Introduction to Rhodium Bullion
- Written by Administrator
Introduction to Rhodium Bullion
By Doug West
Rhodium is a very rare metal. By rare, I mean it four times rarer than gold. In this article I want to go over some of the basics of rhodium bullion, including, uses of the metal, price history, and how this metal is traded.
In the world of precious metals rhodium is part of the Platinum Group of Metals (PGM). Like gold and silver rhodium is measured in Troy ounces (31.1 grams). Rhodium is a hard white silvery looking metal and is similar to platinum and palladium chemically. It is very resistant to corrosion and is a good conductor of electricity. Rhodium has a chemical symbol of Rh and has an atomic number of 45. Rhodium was discovered by British scientist William H. Wollaston in 1803. Mr. Wollaston also discovered palladium.
Rhodium is used as a finish for jewelry, mirrors, and search lights. For example, white gold jewelry is typically plated with rhodium. It is also used in electric connections and is alloyed with platinum for aircraft turbine engine components. Rhodium usage is dominated by automotive catalyst applications where it is used together with platinum and palladium to control exhaust emissions in catalytic converters. Around 80 percent of the rhodium mined goes into catalytic converters.
South Africa is the primary producer of rhodium in the world with 80 percent of the world’s output. Russia and Canada are the next two largest producers of rhodium behind South Africa. Global demand for rhodium is estimated to exceed output for the next several years.
Like all precious metals, the price of rhodium is very volatile. As you can see in figure 1, the price of rhodium has gone from below $500 per Troy ounce to around $10,000 per Troy ounce in just 14 years. If you are a rhodium investor, or are thinking about putting money into rhodium bullion, be aware that the price can change dramatically in a very short period of time.
Figure 1 – Price History of Rhodium 2000 to February 2014.
Until just the last few years rhodium billion was not that readily available to the average investor. The Baird Mint in Great Britain seems to be the only source of rhodium for investment. They produce 1/10, ¼, ½, and one ounce bars that are 999 fine. See figure 2 for an example of a Baird Mint rhodium bar. The spot price of rhodium (March 2014) is at $1085.00 per Troy ounce. The 1/10 ounce bars sell for around $210.00 to $230.00. This is a much larger premium over the melt value when compared to gold or platinum 1/10 ounce bullion. The premium on the one ounce bar is around $200.00 to $250.00. Compared to gold and platinum this is a higher premium over the melt value. Higher premiums are expected in small thinly traded markets.

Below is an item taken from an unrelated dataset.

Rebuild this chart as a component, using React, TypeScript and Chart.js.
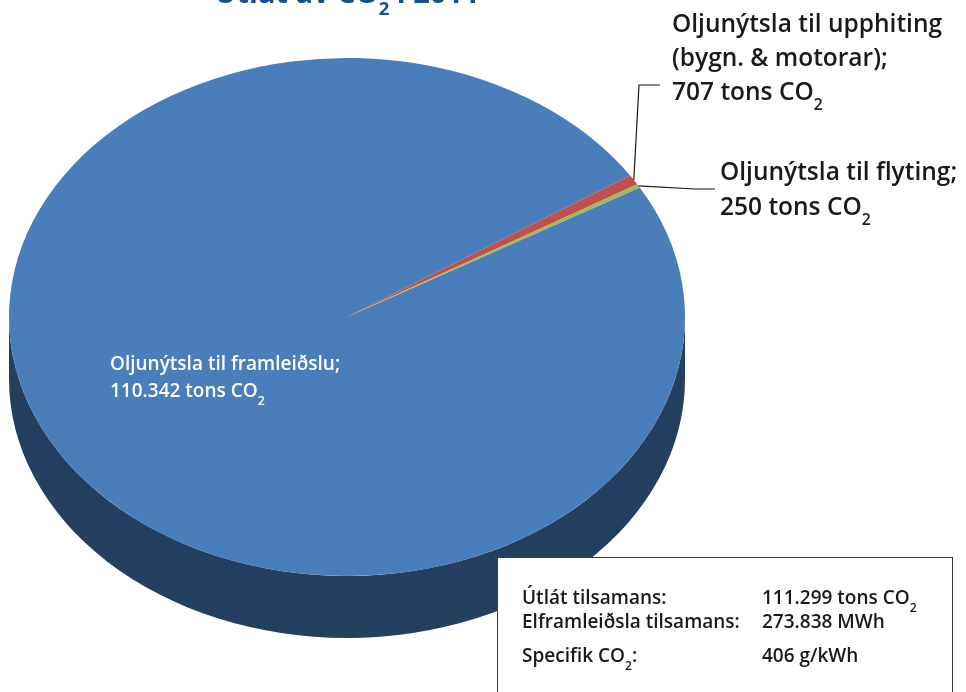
import React, { useEffect, useRef } from 'react';
import { Chart, registerables } from 'chart.js';

Chart.register(...registerables);

// ---------- data ----------
const categories = [
  'Oljunýtsla til framleiðslu',
  'Oljunýtsla til upphiting (bygn. & motorar)',
  'Oljunýtsla til flyting',
];
const emissions = [110342, 707, 250]; // tons CO2
const labelLines = [
  ['Oljunýtsla til framleiðslu;'],
  ['Oljunýtsla til upphiting', '(bygn. & motorar);'],
  ['Oljunýtsla til flyting;'],
];
const sliceColors = ['#4A7EBB', '#C0504D', '#9BBB59'];
const sideColors = ['#243F60', '#7E302E', '#627A36'];
const totalProductionMWh = 273838;
const specificGPerKWh = 406;
const titleYear = '2011';

// ---------- layout ----------
const OFF = 40; // canvas is shifted up by this many px
const W = 966;
const H = 692 + OFF;
const SY = 259 / 338; // vertical squash of the pie (tilt)
const DEPTH = 62;
const ROTATION = 60;
const FONT = '"Open Sans", "Noto Sans", sans-serif';

const fmt = (n: number) => String(n).replace(/\B(?=(\d{3})+(?!\d))/g, '.');

type Part = { t: string; sub?: boolean };

function richWidth(ctx: CanvasRenderingContext2D, parts: Part[], size: number, weight: string) {
  let w = 0;
  for (const p of parts) {
    ctx.font = `${weight} ${p.sub ? size * 0.64 : size}px ${FONT}`;
    w += ctx.measureText(p.t).width;
  }
  return w;
}

function drawRich(
  ctx: CanvasRenderingContext2D,
  parts: Part[],
  x: number,
  y: number,
  size: number,
  weight: string,
) {
  let cx = x;
  for (const p of parts) {
    const fs = p.sub ? size * 0.64 : size;
    ctx.font = `${weight} ${fs}px ${FONT}`;
    ctx.fillText(p.t, cx, p.sub ? y + size * 0.42 : y);
    cx += ctx.measureText(p.t).width;
  }
}

const pie3d = {
  id: 'pie3d',
  beforeDatasetsDraw(chart: any) {
    const arcs = chart.getDatasetMeta(0).data;
    const ctx: CanvasRenderingContext2D = chart.ctx;
    const { x: cx, y: cy, outerRadius: r } = arcs[0].getProps(['x', 'y', 'outerRadius'], true);
    const ry = r * SY;
    // side walls (only the front half, angles 0..PI, is visible)
    arcs.forEach((arc: any, i: number) => {
      const { startAngle, endAngle } = arc.getProps(['startAngle', 'endAngle'], true);
      for (const shift of [-2 * Math.PI, 0, 2 * Math.PI]) {
        const a1 = Math.max(startAngle + shift, 0);
        const a2 = Math.min(endAngle + shift, Math.PI);
        if (a2 > a1) {
          ctx.beginPath();
          ctx.ellipse(cx, cy, r, ry, 0, a1, a2);
          ctx.ellipse(cx, cy + DEPTH, r, ry, 0, a2, a1, true);
          ctx.closePath();
          ctx.fillStyle = sideColors[i];
          ctx.fill();
        }
      }
    });
    ctx.save();
    ctx.translate(cx, cy);
    ctx.scale(1, SY);
    ctx.translate(-cx, -cy);
  },
  afterDatasetsDraw(chart: any) {
    chart.ctx.restore();
  },
};

const labelsPlugin = {
  id: 'labels3d',
  afterDraw(chart: any) {
    const ctx: CanvasRenderingContext2D = chart.ctx;
    const arcs = chart.getDatasetMeta(0).data;
    const values: number[] = chart.data.datasets[0].data;
    const total = values.reduce((a, b) => a + b, 0);
    const edge = (i: number) => {
      const { x, y, outerRadius, startAngle, endAngle } = arcs[i].getProps(
        ['x', 'y', 'outerRadius', 'startAngle', 'endAngle'],
        true,
      );
      const m = (startAngle + endAngle) / 2;
      return [x + outerRadius * Math.cos(m), y + outerRadius * SY * Math.sin(m)];
    };
    ctx.save();
    ctx.textBaseline = 'alphabetic';
    ctx.textAlign = 'left';

    // title (mostly above the visible page)
    const titleParts: Part[] = [{ t: 'Útlát av CO' }, { t: '2', sub: true }, { t: ' í ' + titleYear }];
    ctx.fillStyle = '#17508C';
    const tw = richWidth(ctx, titleParts, 29, '700');
    drawRich(ctx, titleParts, 347 - tw / 2, 3 + OFF, 29, '700');

    // leader lines
    ctx.strokeStyle = '#1a1a1a';
    ctx.lineWidth = 1.2;
    const [rx1, ry1] = edge(1);
    ctx.beginPath();
    ctx.moveTo(rx1, ry1);
    ctx.lineTo(639, 85 + OFF);
    ctx.lineTo(660, 85 + OFF);
    ctx.stroke();
    const [gx1, gy1] = edge(2);
    ctx.beginPath();
    ctx.moveTo(gx1, gy1);
    ctx.lineTo(695, 189 + OFF);
    ctx.lineTo(715, 189 + OFF);
    ctx.stroke();

    // outside labels
    ctx.fillStyle = '#1a1a1a';
    const big = 24.5;
    drawRich(ctx, [{ t: labelLines[1][0] }], 672, 32 + OFF, big, '600');
    drawRich(ctx, [{ t: labelLines[1][1] }], 672, 66 + OFF, big, '600');
    drawRich(ctx, [{ t: fmt(values[1]) + ' tons CO' }, { t: '2', sub: true }], 672, 100 + OFF, big, '600');
    drawRich(ctx, [{ t: labelLines[2][0] }], 720, 180 + OFF, big, '600');
    drawRich(ctx, [{ t: fmt(values[2]) + ' tons CO' }, { t: '2', sub: true }], 720, 215 + OFF, big, '600');

    // inside label
    ctx.fillStyle = '#ffffff';
    drawRich(ctx, [{ t: labelLines[0][0] }], 110, 370 + OFF, 19, '600');
    drawRich(ctx, [{ t: fmt(values[0]) + ' tons CO' }, { t: '2', sub: true }], 110, 397 + OFF, 19, '600');

    // summary box
    ctx.fillStyle = '#ffffff';
    ctx.fillRect(497.5, 557.5 + OFF, 455, 200);
    ctx.strokeStyle = '#3a3a3a';
    ctx.lineWidth = 1;
    ctx.strokeRect(497.5, 557.5 + OFF, 455, 200);
    ctx.fillStyle = '#1a1a1a';
    const bs = 19;
    drawRich(ctx, [{ t: 'Útlát tilsamans:' }], 522, 604 + OFF, bs, '600');
    drawRich(ctx, [{ t: fmt(total) + ' tons CO' }, { t: '2', sub: true }], 762, 604 + OFF, bs, '600');
    drawRich(ctx, [{ t: 'Elframleiðsla tilsamans:' }], 522, 628 + OFF, bs, '600');
    drawRich(ctx, [{ t: fmt(totalProductionMWh) + ' MWh' }], 762, 628 + OFF, bs, '600');
    drawRich(ctx, [{ t: 'Specifik CO' }, { t: '2', sub: true }, { t: ':' }], 522, 662 + OFF, bs, '600');
    drawRich(ctx, [{ t: specificGPerKWh + ' g/kWh' }], 762, 662 + OFF, bs, '600');
    ctx.restore();
  },
};

export default function App() {
  const ref = useRef<HTMLCanvasElement>(null);
  useEffect(() => {
    document.body.style.overflow = 'hidden';
    const chart = new Chart(ref.current as HTMLCanvasElement, {
      type: 'pie',
      data: {
        labels: categories,
        datasets: [
          {
            data: emissions,
            backgroundColor: sliceColors,
            borderWidth: 0,
            clip: false,
          } as any,
        ],
      },
      options: {
        responsive: false,
        animation: false,
        rotation: ROTATION,
        events: [],
        layout: { padding: { left: 9, right: 281, top: 19, bottom: 37 } },
        plugins: { legend: { display: false }, tooltip: { enabled: false }, title: { display: false } },
      },
      plugins: [pie3d, labelsPlugin],
    });
    return () => chart.destroy();
  }, []);
  return (
    <div style={{ position: 'absolute', left: 0, top: -OFF, width: W, height: H }}>
      <canvas ref={ref} width={W} height={H} style={{ display: 'block' }} />
    </div>
  );
}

Figure 2 – Tenth Ounce Rhodium Bar from Baird Mint
Owning rhodium bullion may not be for everyone, but, if you like precious metals this is one you may want to own.
Disclaimer: this article is intended solely for information purposes. The opinions are those of the author only. Please conduct additional research and consult your financial advisor before making any investment or trading decisions. No responsibility can be accepted for losses that my result of trading on the basis of this analysis.